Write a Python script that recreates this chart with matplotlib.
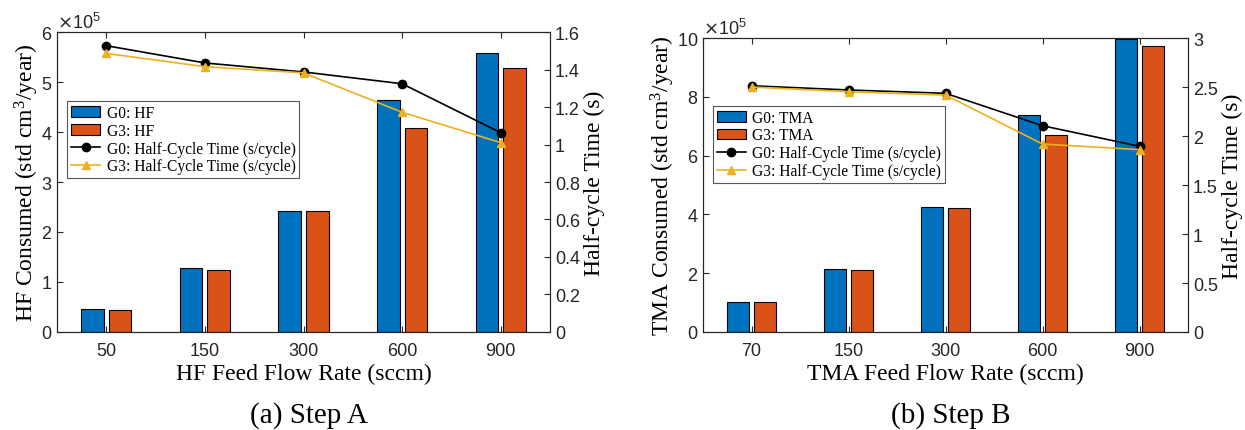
import numpy as np
import matplotlib
matplotlib.use("Agg")
import matplotlib.pyplot as plt

plt.rcParams["font.family"] = ["Liberation Sans", "DejaVu Sans"]
plt.rcParams["axes.edgecolor"] = "#262626"
plt.rcParams["xtick.color"] = "#262626"
plt.rcParams["ytick.color"] = "#262626"

SERIF = ["Liberation Serif", "DejaVu Serif"]
BLUE = "#0072BD"
ORANGE = "#D95319"
YELLOW = "#EDB120"

# Step A (HF)
hf_flow = ["50", "150", "300", "600", "900"]
hf_g0 = [0.46e5, 1.27e5, 2.43e5, 4.65e5, 5.59e5]
hf_g3 = [0.44e5, 1.24e5, 2.42e5, 4.09e5, 5.29e5]
hf_t_g0 = [1.527, 1.435, 1.387, 1.324, 1.063]
hf_t_g3 = [1.486, 1.415, 1.382, 1.172, 1.010]

# Step B (TMA)
tma_flow = ["70", "150", "300", "600", "900"]
tma_g0 = [1.01e5, 2.15e5, 4.24e5, 7.39e5, 9.97e5]
tma_g3 = [1.01e5, 2.12e5, 4.21e5, 6.71e5, 9.74e5]
tma_t_g0 = [2.513, 2.470, 2.436, 2.105, 1.895]
tma_t_g3 = [2.500, 2.452, 2.418, 1.918, 1.861]


def panel(rect, flow, g0, g3, t0, t3, gas, ymax, yticks, tmax, tticks, tlabels, caption):
    ax = fig.add_axes(rect)
    x = np.arange(1, len(flow) + 1)
    w = 0.23
    b0 = ax.bar(x - 0.14, g0, w, color=BLUE, edgecolor="black", linewidth=0.8,
                label=f"G0: {gas}")
    b1 = ax.bar(x + 0.14, g3, w, color=ORANGE, edgecolor="black", linewidth=0.8,
                label=f"G3: {gas}")
    ax.set_xlim(0.5, 5.5)
    ax.set_ylim(0, ymax)
    ax.set_yticks(yticks)
    ax.set_xticks(x)
    ax.set_xticklabels(flow)
    # fixed x10^5 multiplier like the original
    ax.ticklabel_format(style="sci", axis="y", scilimits=(5, 5), useMathText=True)
    ax.yaxis.get_offset_text().set_fontsize(13)
    ax.tick_params(direction="in", top=True, right=False, labelsize=13, length=4)
    ax.tick_params(axis="x", pad=7)
    ax.set_xlabel(f"{gas} Feed Flow Rate (sccm)", family=SERIF, fontsize=17, labelpad=3)
    ax.set_ylabel(f"{gas} Consumed (std cm$\\mathregular{{^3}}$/year)", family=SERIF,
                  fontsize=17, labelpad=0)

    ax2 = ax.twinx()
    l0, = ax2.plot(x, t0, color="black", marker="o", markersize=6, linewidth=1.2,
                   label="G0: Half-Cycle Time (s/cycle)")
    l1, = ax2.plot(x, t3, color=YELLOW, marker="^", markersize=6, linewidth=1.2,
                   label="G3: Half-Cycle Time (s/cycle)")
    ax2.set_ylim(0, tmax)
    ax2.set_yticks(tticks)
    ax2.set_yticklabels(tlabels)
    ax2.tick_params(direction="in", labelsize=13, length=4)
    ax2.set_ylabel("Half-cycle Time (s)", family=SERIF, fontsize=17, labelpad=3)

    leg = ax2.legend(handles=[b0, b1, l0, l1], loc="upper left",
                     bbox_to_anchor=(0.02, 0.77), borderaxespad=0,
                     prop={"family": SERIF, "size": 11.2}, fancybox=False,
                     framealpha=1, edgecolor="#555555", handlelength=1.9,
                     labelspacing=0.12, borderpad=0.25, handletextpad=0.4)
    leg.get_frame().set_linewidth(0.8)

    cx = rect[0] + rect[2] / 2
    fig.text(cx + 0.004, 0.036, caption, family=SERIF, fontsize=21, ha="center", va="center")


fig = plt.figure(figsize=(12.45, 4.31), dpi=100)

panel([0.0458, 0.2274, 0.396, 0.696], hf_flow, hf_g0, hf_g3, hf_t_g0, hf_t_g3, "HF",
      6e5, np.arange(0, 7e5, 1e5), 1.6, np.arange(0, 1.61, 0.2),
      ["0", "0.2", "0.4", "0.6", "0.8", "1", "1.2", "1.4", "1.6"], "(a) Step A")
panel([0.5647, 0.2274, 0.3896, 0.682], tma_flow, tma_g0, tma_g3, tma_t_g0, tma_t_g3, "TMA",
      10e5, np.arange(0, 11e5, 2e5), 3, np.arange(0, 3.01, 0.5),
      ["0", "0.5", "1", "1.5", "2", "2.5", "3"], "(b) Step B")

fig.savefig("out.png", dpi=100)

# Written problem
Reproduce only the lines from the beginning of the data through the line that contains "hf_t_g3 = [1.486, 1.415, 1.382, 1.172, 1.010]", both included, and please drop the pictures.

# Response
Write a Python script that recreates this chart with matplotlib.
import numpy as np
import matplotlib
matplotlib.use("Agg")
import matplotlib.pyplot as plt

plt.rcParams["font.family"] = ["Liberation Sans", "DejaVu Sans"]
plt.rcParams["axes.edgecolor"] = "#262626"
plt.rcParams["xtick.color"] = "#262626"
plt.rcParams["ytick.color"] = "#262626"

SERIF = ["Liberation Serif", "DejaVu Serif"]
BLUE = "#0072BD"
ORANGE = "#D95319"
YELLOW = "#EDB120"

# Step A (HF)
hf_flow = ["50", "150", "300", "600", "900"]
hf_g0 = [0.46e5, 1.27e5, 2.43e5, 4.65e5, 5.59e5]
hf_g3 = [0.44e5, 1.24e5, 2.42e5, 4.09e5, 5.29e5]
hf_t_g0 = [1.527, 1.435, 1.387, 1.324, 1.063]
hf_t_g3 = [1.486, 1.415, 1.382, 1.172, 1.010]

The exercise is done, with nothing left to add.